## WHAT THE TASK REQUIRES
In this exercise, return the whole listing exactly, excluding any images.

## PROVIDED DATA
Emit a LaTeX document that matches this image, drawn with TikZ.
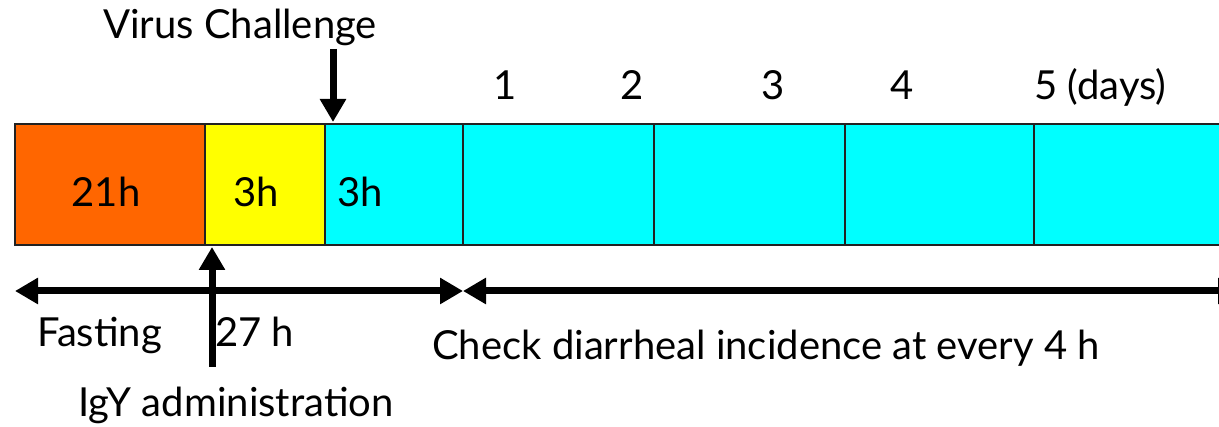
\documentclass[tikz,border=0pt]{standalone}
\usepackage{fontspec}
\setmainfont{Lato}
\usetikzlibrary{arrows.meta}
\definecolor{fastorange}{HTML}{FF6600}
\definecolor{igyyellow}{HTML}{FFFF00}
\definecolor{watchcyan}{HTML}{00FFFF}
\definecolor{edgegray}{HTML}{222222}
\begin{document}
\begin{tikzpicture}[x=1pt,y=-1pt,
  seg/.style={draw=edgegray, line width=2pt, minimum height=121pt,
    inner sep=0pt, outer sep=0pt, anchor=north west},
  lbl/.style={font=\fontsize{40}{48}\selectfont, inner sep=0pt},
  bigarrow/.style={line width=7pt, -{Triangle[length=23pt,width=25pt]}},
  spanarrow/.style={line width=7pt,
    {Triangle[length=23pt,width=25pt]}-{Triangle[length=23pt,width=25pt]}}
]
\useasboundingbox (0,0) rectangle (1219,427);
\clip (0,0) rectangle (1219,427);

% timeline segments
\node[seg, fill=fastorange, minimum width=190pt] (s1) at (15,124) {};
\node[seg, fill=igyyellow,  minimum width=120pt] (s2) at (205,124) {};
\node[seg, fill=watchcyan,  minimum width=138pt] (s3) at (325,124) {};
\node[seg, fill=watchcyan,  minimum width=191pt] (d1) at (463,124) {};
\node[seg, fill=watchcyan,  minimum width=191pt] (d2) at (654,124) {};
\node[seg, fill=watchcyan,  minimum width=189pt] (d3) at (845,124) {};
\node[seg, fill=watchcyan,  minimum width=200pt] (d4) at (1034,124) {};

% segment labels
\node[lbl, anchor=base] (t1) at (106,207) {21h};
\node[lbl, anchor=base] (t2) at (256,207) {3h};
\node[lbl, anchor=base] (t3) at (360,207) {3h};

% day marks
\node[lbl, anchor=base] (m1) at (505,100) {1};
\node[lbl, anchor=base] (m2) at (632,100) {2};
\node[lbl, anchor=base] (m3) at (773,100) {3};
\node[lbl, anchor=base] (m4) at (902,100) {4};
\node[lbl, anchor=base west] (m5) at (1034,100) {5 (days)};

% virus challenge marker
\node[lbl, anchor=base] (vc) at (240,39) {Virus Challenge};
\coordinate (vtop) at (333,49);
\coordinate (vtip) at (333,122);
\draw[bigarrow] (vtop) -- (vtip);

% IgY administration marker
\node[lbl, anchor=base] (igy) at (236,417) {IgY administration};
\coordinate (ibot) at (212,367);
\coordinate (itip) at (212,247);
\draw[bigarrow] (ibot) -- (itip);

% period spans
\coordinate (pa) at (15,291);
\coordinate (pb) at (463,291);
\coordinate (pc) at (1241,291);
\draw[spanarrow] (pa) -- (pb);
\draw[spanarrow] (pb) -- (pc);

\node[lbl, anchor=base west] (fast) at (37,347) {Fasting};
\node[lbl, anchor=base west] (dur) at (215,347) {27 h};
\node[lbl, anchor=base west] (chk) at (432,360) {Check diarrheal incidence at every 4 h};
\end{tikzpicture}
\end{document}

## EXERCISE RESULT
Emit a LaTeX document that matches this image, drawn with TikZ.
\documentclass[tikz,border=0pt]{standalone}
\usepackage{fontspec}
\setmainfont{Lato}
\usetikzlibrary{arrows.meta}
\definecolor{fastorange}{HTML}{FF6600}
\definecolor{igyyellow}{HTML}{FFFF00}
\definecolor{watchcyan}{HTML}{00FFFF}
\definecolor{edgegray}{HTML}{222222}
\begin{document}
\begin{tikzpicture}[x=1pt,y=-1pt,
  seg/.style={draw=edgegray, line width=2pt, minimum height=121pt,
    inner sep=0pt, outer sep=0pt, anchor=north west},
  lbl/.style={font=\fontsize{40}{48}\selectfont, inner sep=0pt},
  bigarrow/.style={line width=7pt, -{Triangle[length=23pt,width=25pt]}},
  spanarrow/.style={line width=7pt,
    {Triangle[length=23pt,width=25pt]}-{Triangle[length=23pt,width=25pt]}}
]
\useasboundingbox (0,0) rectangle (1219,427);
\clip (0,0) rectangle (1219,427);

% timeline segments
\node[seg, fill=fastorange, minimum width=190pt] (s1) at (15,124) {};
\node[seg, fill=igyyellow,  minimum width=120pt] (s2) at (205,124) {};
\node[seg, fill=watchcyan,  minimum width=138pt] (s3) at (325,124) {};
\node[seg, fill=watchcyan,  minimum width=191pt] (d1) at (463,124) {};
\node[seg, fill=watchcyan,  minimum width=191pt] (d2) at (654,124) {};
\node[seg, fill=watchcyan,  minimum width=189pt] (d3) at (845,124) {};
\node[seg, fill=watchcyan,  minimum width=200pt] (d4) at (1034,124) {};

% segment labels
\node[lbl, anchor=base] (t1) at (106,207) {21h};
\node[lbl, anchor=base] (t2) at (256,207) {3h};
\node[lbl, anchor=base] (t3) at (360,207) {3h};

% day marks
\node[lbl, anchor=base] (m1) at (505,100) {1};
\node[lbl, anchor=base] (m2) at (632,100) {2};
\node[lbl, anchor=base] (m3) at (773,100) {3};
\node[lbl, anchor=base] (m4) at (902,100) {4};
\node[lbl, anchor=base west] (m5) at (1034,100) {5 (days)};

% virus challenge marker
\node[lbl, anchor=base] (vc) at (240,39) {Virus Challenge};
\coordinate (vtop) at (333,49);
\coordinate (vtip) at (333,122);
\draw[bigarrow] (vtop) -- (vtip);

% IgY administration marker
\node[lbl, anchor=base] (igy) at (236,417) {IgY administration};
\coordinate (ibot) at (212,367);
\coordinate (itip) at (212,247);
\draw[bigarrow] (ibot) -- (itip);

% period spans
\coordinate (pa) at (15,291);
\coordinate (pb) at (463,291);
\coordinate (pc) at (1241,291);
\draw[spanarrow] (pa) -- (pb);
\draw[spanarrow] (pb) -- (pc);

\node[lbl, anchor=base west] (fast) at (37,347) {Fasting};
\node[lbl, anchor=base west] (dur) at (215,347) {27 h};
\node[lbl, anchor=base west] (chk) at (432,360) {Check diarrheal incidence at every 4 h};
\end{tikzpicture}
\end{document}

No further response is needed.